Soll man aber überhaupt wählen gehen? Welch ein Erschrecken ging jüngst durch die Lande, als eine aufrechte Bildungskampagne zum Schein den frivolen Gedanken erwog, man könne als intelligentes politisches Wesen einmal nicht wählen gehen. Die von der erwähnten Klimaallianz in Auftrag gegebene Infratest-Umfrage demonstriert nun, dass knapp ein Fünftel der noch nicht fest entschiedenen oder unentschiedenen Wähler, die ja auch zu Hause bleiben könnten, am ehesten die Partei desjenigen Kanzlerkandidaten wählen würden, der am stärksten "für alternative Energien, eine ökologische Wirtschaft und eine deutsche Führungsrolle bei internationalen Klimaverhandlungen" eintritt.

Klimapolitik als Entscheidungs- und Abwanderungsmotiv - das ist neu und müsste den Wahlkampf inspirieren. Wie man die Bunkermentalität der politischen Kommunikationsexperten kennt, wird das aber kaum der Fall sein. Die Klimakanzlerin i. R. wird ihren Ruf nicht durch eine Kopenhagen-Initiative aufpolieren, also mit "Meseberg plus" oder einem Aktionsplan zur schrittweisen Reduzierung der Kohlekraftwerke auf null. Der Herausforderer wird sich kaum noch zu einem echten "Green New Deal" aufraffen und in Saarlouis oder Bottrop gegen Kohlekraftwerke aussprechen.
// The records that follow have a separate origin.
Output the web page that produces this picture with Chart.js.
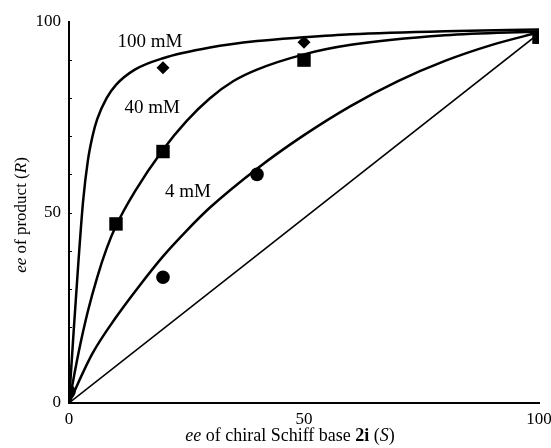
<!DOCTYPE html>
<html>
<head>
<meta charset="utf-8">
<script src="https://cdn.jsdelivr.net/npm/chart.js@4/dist/chart.umd.min.js"></script>
<style>
html,body{margin:0;padding:0;background:#fff;}
#wrap{width:551px;height:448px;position:relative;}
</style>
</head>
<body>
<div id="wrap"><canvas id="c" width="551" height="448"></canvas></div>
<script>
// ---- data ----
const diagX = [0, 100];
const diagY = [0, 97];

const curve100X = [0, 1, 2, 3, 4, 5, 6, 8, 10, 14, 20, 30, 40, 50, 60, 80, 100];
const curve100Y = [0, 19, 37, 53, 63.5, 70, 74.5, 80, 83.5, 87.5, 90.5, 93.3, 95, 96, 96.8, 97.6, 98];

const curve40X = [0, 2, 4, 6, 8, 10, 14, 20, 25, 30, 35, 40, 50, 60, 80, 100];
const curve40Y = [0, 13, 24, 33, 40.5, 46.5, 55.5, 66.5, 74, 80, 84.5, 87.5, 91.5, 94, 96.5, 97.5];

const curve4X = [0, 5, 10, 15, 20, 25, 30, 40, 50, 60, 70, 80, 90, 100];
const curve4Y = [0, 13, 22.5, 30.8, 38.5, 45.2, 51.3, 61.5, 70.3, 78, 84.5, 89.8, 94, 97.3];

const pts100X = [20, 50];
const pts100Y = [88, 94.7];
const pts40X = [10, 20, 50, 100];
const pts40Y = [47, 66, 90, 96];
const pts4X = [0, 20, 40];
const pts4Y = [3, 33, 60];

const xTicks = [0, 50, 100];
const yTickLabels = [0, 50, 100];

const labels = [
  {text: '100 mM', x: 17.2, y: 94.8},
  {text: '40 mM', x: 17.7, y: 77.4},
  {text: '4 mM', x: 25.3, y: 55.4}
];

const zip = (xs, ys) => xs.map((x, i) => ({x: x, y: ys[i]}));
const SERIF = '"Liberation Serif", "DejaVu Serif", serif';

const lineDs = (xs, ys, w) => ({
  data: zip(xs, ys), showLine: true, borderColor: '#000', borderWidth: w,
  pointRadius: 0, pointHoverRadius: 0, cubicInterpolationMode: 'monotone', fill: false
});
const ptDs = (xs, ys, style, r) => ({
  data: zip(xs, ys), showLine: false, pointStyle: style, pointRadius: r,
  pointHoverRadius: r, backgroundColor: '#000', borderColor: '#000', borderWidth: 0
});

function drawRich(ctx, segs, cx, cy) {
  let total = 0;
  segs.forEach(s => { ctx.font = s.font; s.w = ctx.measureText(s.t).width; total += s.w; });
  let x = cx - total / 2;
  ctx.textBaseline = 'middle';
  ctx.textAlign = 'left';
  segs.forEach(s => { ctx.font = s.font; ctx.fillText(s.t, x, cy); x += s.w; });
}

const overlay = {
  id: 'overlay',
  afterDraw(chart) {
    const ctx = chart.ctx;
    const xs = chart.scales.x, ys = chart.scales.y;
    ctx.save();
    ctx.fillStyle = '#000';
    // small inside ticks on y axis
    ctx.strokeStyle = '#000';
    ctx.lineWidth = 1;
    for (let v = 10; v < 100; v += 10) {
      const py = Math.round(ys.getPixelForValue(v)) + 0.5;
      ctx.beginPath();
      ctx.moveTo(xs.left, py);
      ctx.lineTo(xs.left + 3, py);
      ctx.stroke();
    }
    // curve labels
    ctx.font = '19px ' + SERIF;
    ctx.textAlign = 'center';
    ctx.textBaseline = 'middle';
    labels.forEach(l => ctx.fillText(l.text, xs.getPixelForValue(l.x), ys.getPixelForValue(l.y)));
    // x title
    const n = '18px ' + SERIF, it = 'italic 18px ' + SERIF, b = 'bold 18px ' + SERIF;
    drawRich(ctx, [
      {t: 'ee', font: it}, {t: ' of chiral Schiff base ', font: n},
      {t: '2i', font: b}, {t: ' (', font: n}, {t: 'S', font: it}, {t: ')', font: n}
    ], 290, 436);
    // y title
    ctx.translate(22, 215);
    ctx.rotate(-Math.PI / 2);
    drawRich(ctx, [
      {t: 'ee', font: 'italic 17px ' + SERIF}, {t: ' of product (', font: '17px ' + SERIF},
      {t: 'R', font: 'italic 17px ' + SERIF}, {t: ')', font: '17px ' + SERIF}
    ], 0, 0);
    ctx.restore();
  }
};

new Chart(document.getElementById('c'), {
  type: 'scatter',
  data: {
    datasets: [
      lineDs(diagX, diagY, 1.5),
      lineDs(curve100X, curve100Y, 2.5),
      lineDs(curve40X, curve40Y, 2.5),
      lineDs(curve4X, curve4Y, 2.5),
      ptDs(pts100X, pts100Y, 'rectRot', 6.5),
      ptDs(pts40X, pts40Y, 'rect', 9.5),
      ptDs(pts4X, pts4Y, 'circle', 6.8)
    ]
  },
  options: {
    responsive: false,
    animation: false,
    events: [],
    layout: {padding: {top: 22, right: 12, left: 0, bottom: 0}},
    plugins: {legend: {display: false}, tooltip: {enabled: false}},
    scales: {
      x: {
        type: 'linear', min: 0, max: 100,
        afterFit: s => { s.height = 45; s.paddingLeft = 0; s.paddingRight = 0; },
        afterBuildTicks: s => { s.ticks = xTicks.map(v => ({value: v})); },
        ticks: {color: '#000', font: {family: SERIF, size: 17}, padding: 6, maxRotation: 0, autoSkip: false},
        grid: {drawOnChartArea: false, drawTicks: false},
        border: {display: true, color: '#000', width: 2}
      },
      y: {
        type: 'linear', min: 0, max: 100,
        afterFit: s => { s.width = 69; s.paddingTop = 0; s.paddingBottom = 0; },
        afterBuildTicks: s => { s.ticks = yTickLabels.map(v => ({value: v})); },
        ticks: {color: '#000', font: {family: SERIF, size: 17}, padding: 8, autoSkip: false},
        grid: {drawOnChartArea: false, drawTicks: false},
        border: {display: true, color: '#000', width: 2}
      }
    }
  },
  plugins: [overlay]
});
</script>
</body>
</html>
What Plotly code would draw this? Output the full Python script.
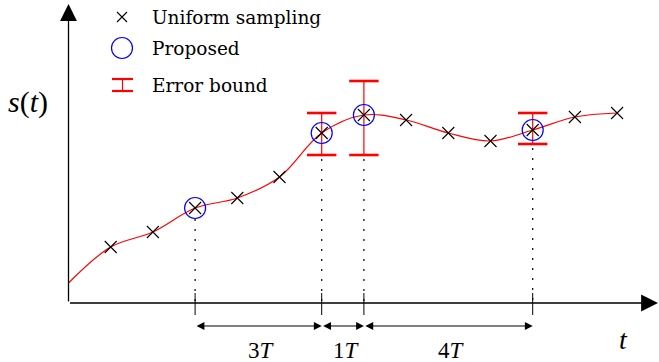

Da ist er sich einig mit der Linken, die ihrer Klientel im Übrigen kaum zumuten wird, einen wesentlichen Teil des Sozialproduktes für Finanztransfers in den Süden aufzuwenden, und nicht einmal die grünen Berufspolitiker werden ihre Pomadigkeit ablegen und zur Demo gehen, wo solche Kraftwerke errichtet werden sollen.

Es ist an den klimabewussten Wählern selbst, diese selbstgefälligen Routinen aufzubrechen und überall, wo Spitzenkandidaten auftreten, wo in Wahlkreisen noch diskutiert wird und karbone Brennpunkte Anstoß erregen, klimapolitisch Dampf zu machen. Es geht um dieses eine Thema, das alle anderen Themen, auch Bildung und Soziales, beinhaltet. Oder sollen die letzten Wochen mit Wetten auf das Zustandekommen von Schwarz-Gelb und Spekulationen über den künftigen Ministerpräsidenten des Saarlandes vertan werden?